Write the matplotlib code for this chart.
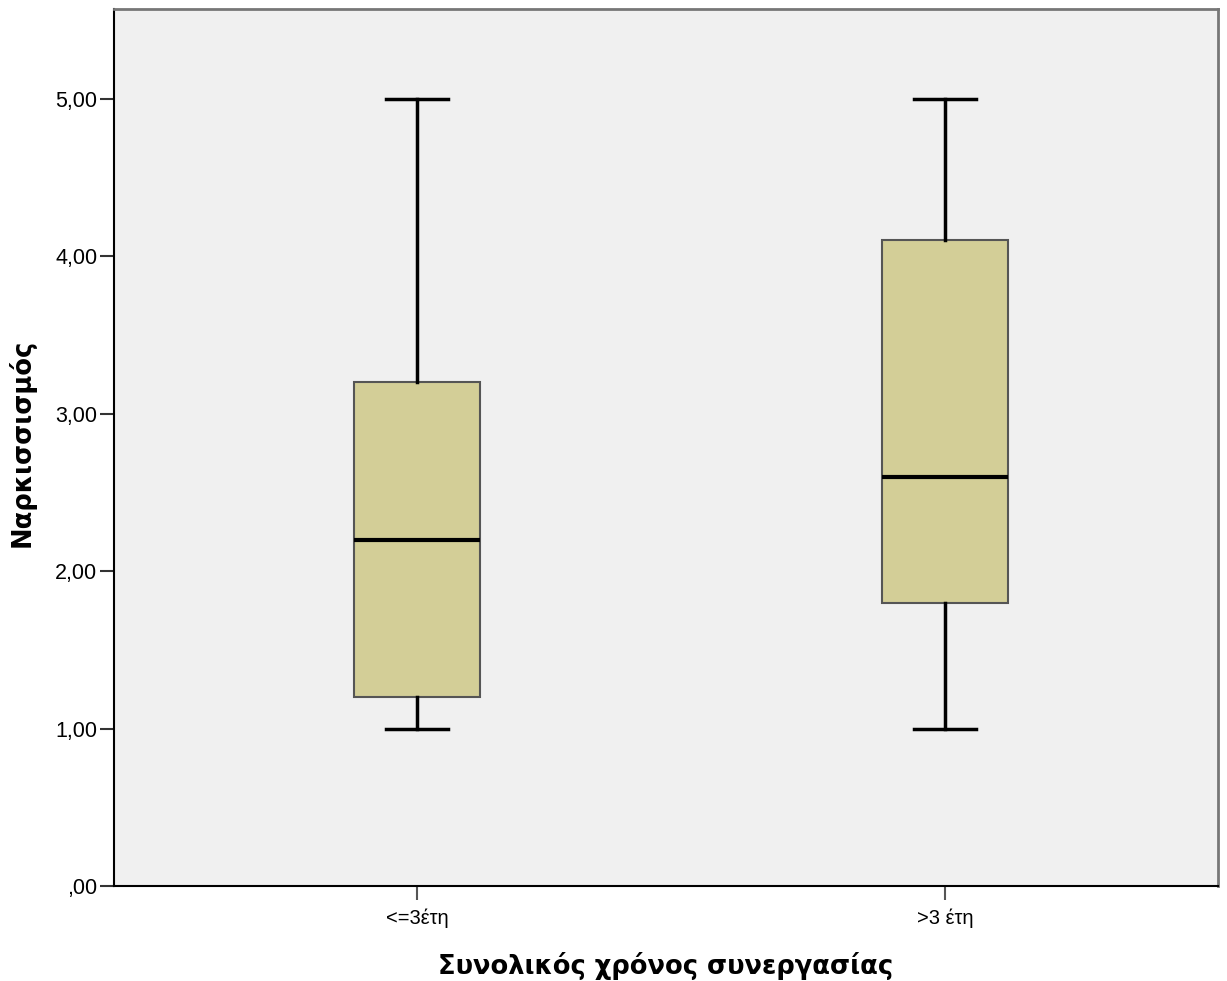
import matplotlib
matplotlib.use("Agg")
import matplotlib.pyplot as plt

categories = ["<=3έτη", ">3 έτη"]
whisker_low = [1.00, 1.00]
q1 = [1.20, 1.80]
median = [2.20, 2.60]
q3 = [3.20, 4.10]
whisker_high = [5.00, 5.00]
yticks = [0, 1, 2, 3, 4, 5]
ytick_labels = [",00", "1,00", "2,00", "3,00", "4,00", "5,00"]

plt.rcParams['font.family'] = ['Liberation Sans', 'DejaVu Sans']

fig = plt.figure(figsize=(12.27, 9.81), dpi=100)
ax = fig.add_axes([0.0929, 0.0968, 0.9927 - 0.0929, 0.9908 - 0.0968])
ax.set_facecolor('#F0F0F0')

stats = []
for i, c in enumerate(categories):
    stats.append(dict(label=c, whislo=whisker_low[i], q1=q1[i], med=median[i],
                      q3=q3[i], whishi=whisker_high[i], fliers=[]))

ax.bxp(stats, positions=[1, 2], widths=0.239, capwidths=0.118, patch_artist=True,
       showfliers=False,
       boxprops=dict(facecolor='#D3CE97', edgecolor='#555555', linewidth=1.5),
       medianprops=dict(color='black', linewidth=3),
       whiskerprops=dict(color='black', linewidth=2.5),
       capprops=dict(color='black', linewidth=2.5))

ax.set_xlim(0.425, 2.518)
ax.set_ylim(0, 5.57)
ax.set_yticks(yticks)
ax.set_yticklabels(ytick_labels, fontsize=15.5)
ax.set_xticks([1, 2])
ax.set_xticklabels(categories, fontsize=14.5)
ax.tick_params(axis='y', length=10, width=1.5, color='#333333', pad=2)
ax.tick_params(axis='x', length=10, width=1.5, color='#555555', pad=6)

for s in ['left', 'bottom']:
    ax.spines[s].set_color('black')
    ax.spines[s].set_linewidth(1.5)
for s in ['top', 'right']:
    ax.spines[s].set_color('#777777')
    ax.spines[s].set_linewidth(2)

ax.set_xlabel("Συνολικός χρόνος συνεργασίας", fontsize=18.5, fontweight='bold',
              family=['DejaVu Sans'], va='center')
ax.xaxis.set_label_coords(0.5, -0.091)
ax.set_ylabel("Ναρκισσισμός", fontsize=18.5, fontweight='bold',
              family=['DejaVu Sans'], va='center')
ax.yaxis.set_label_coords(-0.0834, 0.505)

fig.savefig("out.png", dpi=100)
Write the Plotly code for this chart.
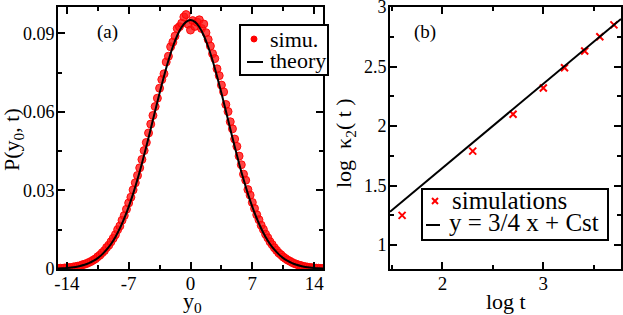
━━━━━━━━━━━━━━━━━━━━━━━━━━━━━━
Up to and including the line containing "ax.spines[s].set_linewidth(2)", quote each line of the entries above from the very first, please, exactly and without images.

▶ WRITTEN ANSWER:
Write the matplotlib code for this chart.
import matplotlib
matplotlib.use("Agg")
import matplotlib.pyplot as plt

categories = ["<=3έτη", ">3 έτη"]
whisker_low = [1.00, 1.00]
q1 = [1.20, 1.80]
median = [2.20, 2.60]
q3 = [3.20, 4.10]
whisker_high = [5.00, 5.00]
yticks = [0, 1, 2, 3, 4, 5]
ytick_labels = [",00", "1,00", "2,00", "3,00", "4,00", "5,00"]

plt.rcParams['font.family'] = ['Liberation Sans', 'DejaVu Sans']

fig = plt.figure(figsize=(12.27, 9.81), dpi=100)
ax = fig.add_axes([0.0929, 0.0968, 0.9927 - 0.0929, 0.9908 - 0.0968])
ax.set_facecolor('#F0F0F0')

stats = []
for i, c in enumerate(categories):
    stats.append(dict(label=c, whislo=whisker_low[i], q1=q1[i], med=median[i],
                      q3=q3[i], whishi=whisker_high[i], fliers=[]))

ax.bxp(stats, positions=[1, 2], widths=0.239, capwidths=0.118, patch_artist=True,
       showfliers=False,
       boxprops=dict(facecolor='#D3CE97', edgecolor='#555555', linewidth=1.5),
       medianprops=dict(color='black', linewidth=3),
       whiskerprops=dict(color='black', linewidth=2.5),
       capprops=dict(color='black', linewidth=2.5))

ax.set_xlim(0.425, 2.518)
ax.set_ylim(0, 5.57)
ax.set_yticks(yticks)
ax.set_yticklabels(ytick_labels, fontsize=15.5)
ax.set_xticks([1, 2])
ax.set_xticklabels(categories, fontsize=14.5)
ax.tick_params(axis='y', length=10, width=1.5, color='#333333', pad=2)
ax.tick_params(axis='x', length=10, width=1.5, color='#555555', pad=6)

for s in ['left', 'bottom']:
    ax.spines[s].set_color('black')
    ax.spines[s].set_linewidth(1.5)
for s in ['top', 'right']:
    ax.spines[s].set_color('#777777')
    ax.spines[s].set_linewidth(2)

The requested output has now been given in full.